Do you only need limited precision? If so, you can speed it up compared to the standard library version, which has to be accurate.
Or do you know that your application will always run on a specific type of CPU? Then you can look at how efficient that CPU's sqrt instruction is, and see if there are better alternatives. Of course, the downside to this is that if I run your app on another CPU, your code might turn out slower than the standard sqrt().
Can you make assumptions in your code, that the standard library developers couldn't?
You're unlikely to be able to come up with a better solution to the problem "implement an efficient replacement for the standard library sqrt".
But you might be able to come up with a solution to the problem "implement an efficient square root function for this specific situation".
Why not? You probably learn a lot!
I find it very hard to believe that the sqrt function is your application's bottleneck because of the way modern computers are designed. Assuming this isn't a question in reference to some crazy low end processor, you take a tremendous speed hit to access memory outside of your CPU caches, so unless you're algorithm is doing math on a very few numbers (enough that they all basically fit within the L1 and L2 caches) you're not going to notice any speed up from optimizing any of your arithmetic.
I still find it useful even now, though this is the context of normalizing a million+ vectors every frame in response to deforming meshes.

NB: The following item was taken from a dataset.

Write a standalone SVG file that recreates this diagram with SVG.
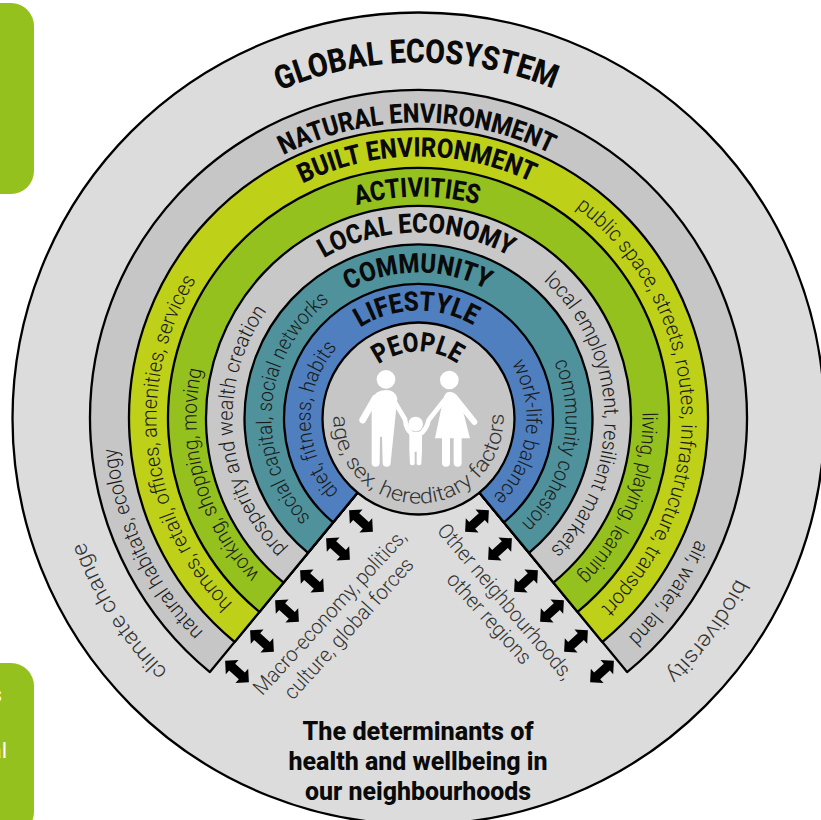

That said, I'm generally not creating my own optimizations but relying on a crude approximation of inverse square root provided as a SIMD instruction: rsqrtps. That is still really useful in speeding up some real-world cases if you're willing to sacrifice precision for speed. Using rsqrtps can actually reduce the entirety of the operation which includes deforming and normalizing vertex normals to almost half the time, but at the cost of the precision of the results (that said, in ways that can barely be noticed by the human eye).
I've also still found the fast inverse sqrt as often credited incorrectly to John Carmack to still improve performance in scalar cases, though I don't use it much nowadays. It's generally natural to get some speed boost if you're willing to sacrifice accuracy. That said, I wouldn't even attempt to beat C's sqrt if you aren't trying to sacrifice precision for speed.
You generally have to sacrifice the generality of the solution (like its precision) if you want to beat standard implementations, and that tends to apply whether it's a mathematical function or, say, malloc. I can easily beat malloc with a narrowly-applicable free list lacking thread-safety that's suitable for very specific contexts. It's another thing to beat it with a general-purpose allocator which can allocate variable-sized chunks of memory and free any one of them at any given time.